Осматривая комнату, краешком глаза слежу за маневрами своего приятеля-врача. Это совсем не лишняя предосторожность. Когда Паганини склоняется над трупом, исполненный решимости установить диагноз, я одергиваю его:
— Доктор, только не трогать…
— Обойдусь без советов, дорогой, — бурчит виртуоз и убирает руки.
— Не сомневаюсь. В последний раз мы нашли на ноже убийцы столько отпечатков твоих пальцев, что — пожелал бы я сократить следствие — мог бы вполне задержать тебя.
Сверкает фотовспышка. Потом еще и еще. Лейтенант знает свое дело. Как, впрочем, и остальные. Начало осмотра, опроса, в общем — начало нового рабочего дня.
Некогда гениальные детективы с первого взгляда устанавливали все, в том числе и ласкательное прозвище убийцы. А нам суждено идти по следу черепашьими шагами. Обзорные и узловые снимки. Детали. Статистический отчет. Отпечатки пальцев. И опять писанина. Пока не получится альбом семейных фотографий и документов, не дающих почему-то ответ на главный вопрос: убийство или самоубийство?
— Убийство или самоубийство? — повторяю я уже вслух.
— Вот ты нам и скажешь, дорогой, — мычит себе под нос врач.
— А когда наступила смерть? — спрашиваю я и смотрю на будильник, стоящий на ночном столике.
В романах часы обычно останавливаются именно в тот самый роковой час. Эти — железно тикают.
— Когда наступила смерть? — повторяет врач, почесывая затылок. — Около полуночи…
— Причина?
— Я чую запах горького миндаля, — произносит Паганини.
— Этот запах напоминает мне детство.
— А мне — цианистый калий.
— Еще что ты мне можешь сказать?
— Пиши-ка ты лучше самоубийство. А если убийца явится с повинной, большое дело — переправить акт. Или идти обратным путем: ищи убийцу, а не найдешь — напишем «самоубийство»…
Врач внезапно прерывает поток мудрых советов и, осененный идеей, подходит к столу, протягивая руку к почти пустой рюмке коньяка.
— Доктор! — стонет лейтенант.
Врач поспешно убирает руку, склонившись, нюхает рюмку.
— Так и есть. Запах горького миндаля и коньяка.
— Какого — «Экстры» или «Плиски»?
— Попробуй, — добродушно предлагает доктор. — Ты лучше разбираешься в коньяке.

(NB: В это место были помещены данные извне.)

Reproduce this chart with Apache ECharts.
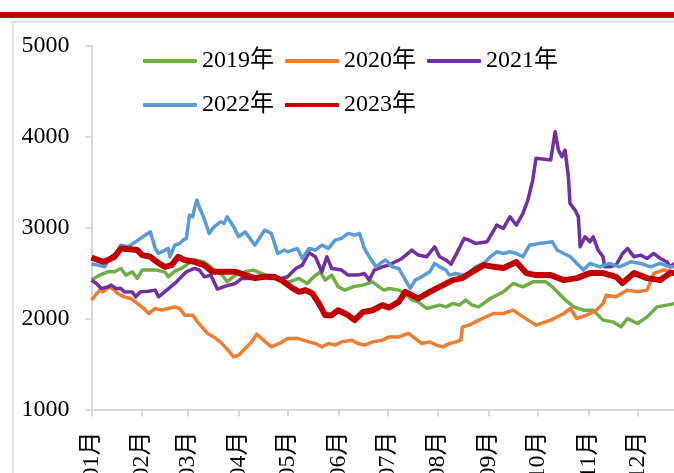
<!DOCTYPE html>
<html>
<head>
<meta charset="utf-8">
<title>2019-2023年 走势</title>
<script src="https://cdn.jsdelivr.net/npm/echarts@6.0.0/dist/echarts.min.js"></script>
<style>
  html, body { margin: 0; padding: 0; background: #fff; }
  #main { width: 674px; height: 473px; }
</style>
</head>
<body>
<div id="main"></div>
<script>
// x = 当年第几天 (1月1日 = 0)
const monthStarts = [0, 31, 59, 90, 120, 151, 181, 212, 243, 273, 304, 334];
const monthLabels = ["01月", "02月", "03月", "04月", "05月", "06月", "07月", "08月", "09月", "10月", "11月", "12月"];
const yTicks = [1000, 2000, 3000, 4000, 5000];
const seriesNames = ["2019年", "2020年", "2021年", "2022年", "2023年"];

// 2019年
const days2019 = [0, 5, 10, 14, 18, 21, 25, 28, 31, 40, 45, 47, 51, 55, 58, 62, 69, 74, 80, 83, 88, 94, 99, 104, 109, 115, 121, 127, 132, 136, 140, 143, 147, 151, 155, 160, 166, 172, 176, 179, 182, 188, 192, 196, 200, 205, 209, 213, 217, 221, 225, 229, 233, 237, 244, 252, 258, 264, 270, 278, 282, 289, 295, 301, 307, 313, 319, 324, 328, 334, 340, 346, 352, 357, 362];
const vals2019 = [2422, 2477, 2513, 2513, 2550, 2477, 2513, 2440, 2532, 2532, 2510, 2458, 2520, 2550, 2587, 2649, 2620, 2550, 2477, 2403, 2477, 2513, 2532, 2495, 2458, 2422, 2403, 2440, 2385, 2458, 2513, 2422, 2477, 2348, 2312, 2348, 2367, 2403, 2348, 2312, 2330, 2312, 2275, 2202, 2183, 2110, 2128, 2147, 2128, 2165, 2147, 2202, 2147, 2128, 2220, 2293, 2385, 2348, 2403, 2403, 2348, 2220, 2128, 2092, 2092, 1982, 1963, 1908, 2000, 1945, 2018, 2128, 2147, 2165, 2165];

// 2020年
const days2020 = [0, 5, 7, 11, 14, 16, 20, 24, 28, 32, 35, 39, 43, 47, 51, 54, 57, 62, 65, 71, 75, 79, 83, 87, 90, 94, 98, 101, 104, 110, 115, 120, 126, 133, 137, 141, 145, 149, 153, 159, 163, 167, 172, 178, 182, 188, 194, 198, 202, 207, 211, 215, 219, 223, 226, 227, 231, 237, 246, 252, 258, 264, 272, 281, 289, 293, 297, 303, 309, 313, 315, 321, 328, 334, 340, 344, 350, 357, 362];
const vals2020 = [2202, 2312, 2293, 2348, 2312, 2275, 2238, 2220, 2165, 2110, 2055, 2110, 2092, 2110, 2128, 2110, 2037, 2037, 1960, 1836, 1795, 1740, 1663, 1578, 1597, 1671, 1743, 1828, 1781, 1688, 1726, 1781, 1781, 1743, 1726, 1688, 1726, 1707, 1743, 1762, 1726, 1707, 1743, 1762, 1798, 1798, 1836, 1781, 1726, 1743, 1707, 1688, 1726, 1743, 1762, 1908, 1927, 1982, 2055, 2055, 2092, 2018, 1927, 1982, 2055, 2110, 2000, 2037, 2092, 2165, 2257, 2238, 2312, 2293, 2312, 2495, 2532, 2513, 2513];

// 2021年
const days2021 = [0, 3, 6, 10, 12, 15, 18, 20, 25, 27, 30, 35, 39, 41, 46, 51, 55, 58, 63, 66, 69, 73, 77, 82, 88, 92, 98, 104, 110, 116, 120, 125, 129, 133, 137, 141, 144, 147, 153, 157, 163, 167, 170, 173, 178, 182, 186, 190, 196, 200, 205, 210, 213, 217, 220, 225, 228, 231, 235, 242, 248, 252, 256, 260, 264, 267, 270, 272, 281, 282.6, 283.7, 285.7, 287.8, 289.8, 291.8, 292.8, 295.9, 297.9, 299, 302, 305, 307, 310, 313, 314, 317, 321, 325, 328, 332, 336, 340, 344, 348, 352, 354, 357, 362];
const vals2021 = [2422, 2385, 2330, 2348, 2367, 2330, 2330, 2293, 2290, 2238, 2293, 2300, 2312, 2238, 2312, 2385, 2458, 2513, 2550, 2532, 2458, 2477, 2323, 2356, 2385, 2440, 2440, 2458, 2440, 2440, 2458, 2550, 2587, 2724, 2678, 2513, 2678, 2550, 2532, 2477, 2477, 2495, 2422, 2532, 2568, 2587, 2623, 2660, 2752, 2697, 2678, 2788, 2678, 2642, 2598, 2770, 2880, 2861, 2825, 2843, 3026, 2990, 3118, 3026, 3155, 3301, 3521, 3760, 3741, 3925, 4052, 3851, 3777, 3851, 3557, 3265, 3191, 3118, 2788, 2898, 2843, 2898, 2752, 2678, 2568, 2568, 2587, 2715, 2770, 2678, 2697, 2660, 2715, 2660, 2623, 2568, 2605, 2600];

// 2022年
const days2022 = [0, 4, 8, 10, 13, 16, 18, 22, 24, 30, 36, 39, 41, 43, 47, 48, 51, 54, 56, 58, 60, 62, 63, 64.5, 66, 68.5, 72, 75, 79, 81, 83, 87, 90, 94, 100, 106, 110, 114, 118, 120, 126, 129, 133, 137, 141, 145, 149, 153, 157, 161, 164, 167, 170, 174, 178, 180, 184, 188, 191, 195, 198, 202, 207, 210, 213, 217, 219, 223, 227, 231, 235, 240, 244, 248, 252, 256, 260, 264, 268, 274, 282, 285, 289, 293, 297, 301, 305, 311, 317, 323, 330, 336, 342, 348, 354, 362];
const vals2022 = [2598, 2587, 2568, 2623, 2697, 2715, 2806, 2788, 2806, 2880, 2953, 2770, 2715, 2733, 2770, 2678, 2806, 2825, 2861, 2880, 3136, 3118, 3210, 3301, 3219, 3118, 2935, 3008, 3063, 3045, 3118, 3008, 2898, 2953, 2806, 2972, 2935, 2715, 2752, 2733, 2770, 2660, 2770, 2752, 2806, 2770, 2861, 2880, 2935, 2916, 2935, 2770, 2678, 2568, 2623, 2642, 2568, 2550, 2458, 2330, 2422, 2458, 2513, 2605, 2568, 2532, 2477, 2495, 2477, 2495, 2568, 2605, 2678, 2733, 2715, 2733, 2715, 2678, 2806, 2825, 2843, 2752, 2715, 2678, 2605, 2532, 2605, 2568, 2605, 2568, 2623, 2605, 2568, 2605, 2568, 2570];

// 2023年
const days2023 = [0, 7, 10, 14, 18, 22, 28, 31, 36, 41, 45, 49, 53, 57, 63, 69, 74, 82, 88, 94, 100, 106, 112, 116, 123, 127, 131, 135, 139, 143, 147, 151, 157, 161, 166, 172, 178, 182, 188, 192, 196, 200, 207, 213, 221, 227, 233, 240, 246, 252, 260, 266, 272, 281, 289, 297, 305, 313, 321, 325, 332, 340, 348, 354, 362];
const vals2023 = [2670, 2623, 2642, 2678, 2770, 2763, 2752, 2697, 2678, 2609, 2568, 2587, 2678, 2642, 2623, 2587, 2513, 2513, 2513, 2477, 2444, 2458, 2458, 2422, 2334, 2293, 2312, 2278, 2169, 2037, 2037, 2091, 2037, 1982, 2070, 2091, 2147, 2120, 2183, 2293, 2257, 2220, 2293, 2348, 2422, 2444, 2513, 2587, 2568, 2554, 2620, 2499, 2477, 2477, 2422, 2444, 2499, 2499, 2458, 2389, 2499, 2444, 2422, 2499, 2499];

const fontFamily = '"Liberation Serif", "Times New Roman", "Noto Sans CJK SC", serif';
const colors = ["#70AD47", "#ED7D31", "#7030A0", "#5B9BD5", "#C00000"];
const widths = [3.5, 3.5, 3.5, 3.5, 6];

function pairs(days, vals) {
  return days.map((d, i) => [d, vals[i]]);
}

const allDays = [days2019, days2020, days2021, days2022, days2023];
const allVals = [vals2019, vals2020, vals2021, vals2022, vals2023];

let myChart = echarts.init(document.getElementById("main"), null, { renderer: "canvas" });

const legendText = { fontSize: 24, color: "#000", fontFamily: fontFamily };

let option = {
  animation: false,
  backgroundColor: "#fff",
  color: colors,
  // 顶部红条和左边框
  graphic: [
    { type: "rect", shape: { x: 0, y: 12, width: 674, height: 6 }, style: { fill: "#C00000" } },
    { type: "line", shape: { x1: 10, y1: 22, x2: 674, y2: 22 }, style: { stroke: "#d9d9d9", lineWidth: 1.5 } },
    { type: "line", shape: { x1: 13, y1: 22, x2: 13, y2: 473 }, style: { stroke: "#d9d9d9", lineWidth: 1.5 } }
  ],
  legend: [
    {
      data: seriesNames.slice(0, 3),
      left: 143,
      top: 49,
      padding: 0,
      icon: "roundRect",
      itemWidth: 54,
      itemHeight: 4,
      itemGap: 11,
      textStyle: legendText
    },
    {
      data: seriesNames.slice(3),
      left: 143,
      top: 93,
      padding: 0,
      icon: "roundRect",
      itemWidth: 54,
      itemHeight: 4,
      itemGap: 11,
      textStyle: legendText
    }
  ],
  grid: {
    left: 91.5,
    right: -14,
    top: 45.5,
    bottom: 63.5,
    containLabel: false,
    outerBoundsMode: "none"
  },
  xAxis: {
    type: "value",
    min: 0,
    max: 365,
    axisLine: { onZero: false, lineStyle: { color: "#d9d9d9", width: 2 } },
    axisTick: { show: true, length: 7, customValues: monthStarts, lineStyle: { color: "#d9d9d9", width: 2 } },
    axisLabel: {
      customValues: monthStarts,
      rotate: 90,
      margin: 22,
      fontSize: 24,
      color: "#000",
      fontFamily: fontFamily,
      formatter: v => monthLabels[monthStarts.indexOf(v)]
    },
    splitLine: { show: false }
  },
  yAxis: {
    type: "value",
    min: yTicks[0],
    max: yTicks[yTicks.length - 1],
    interval: 1000,
    axisLine: { show: true, lineStyle: { color: "#d9d9d9", width: 2 } },
    axisTick: { show: true, length: 6, lineStyle: { color: "#d9d9d9", width: 2 } },
    axisLabel: {
      margin: 22,
      fontSize: 24,
      color: "#000",
      fontFamily: fontFamily,
      formatter: v => String(v)
    },
    splitLine: { show: false }
  },
  series: seriesNames.map((name, i) => ({
    name: name,
    type: "line",
    symbol: "none",
    data: pairs(allDays[i], allVals[i]),
    lineStyle: { width: widths[i], color: colors[i], join: "round" },
    itemStyle: { color: colors[i] }
  }))
};

myChart.setOption(option);
</script>
</body>
</html>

И удивляясь, сколько можно размышлять над такими очевидными истинами, бросает на меня сокрушенный взгляд.
— Все до того ясно, что лишь такому мизантропу, как ты, может мерещиться убийство.
— Верно, — киваю я. — Особенно если бы не вторая рюмка. Но когда двое выпивают и после выпивки остается только один труп, приходится проверять, кто тот другой, что так легко перенес цианистый калий.
При этих словах я поворачиваюсь к Паганини спиной — пусть себе спокойно нюхает рюмки — и выхожу в холл.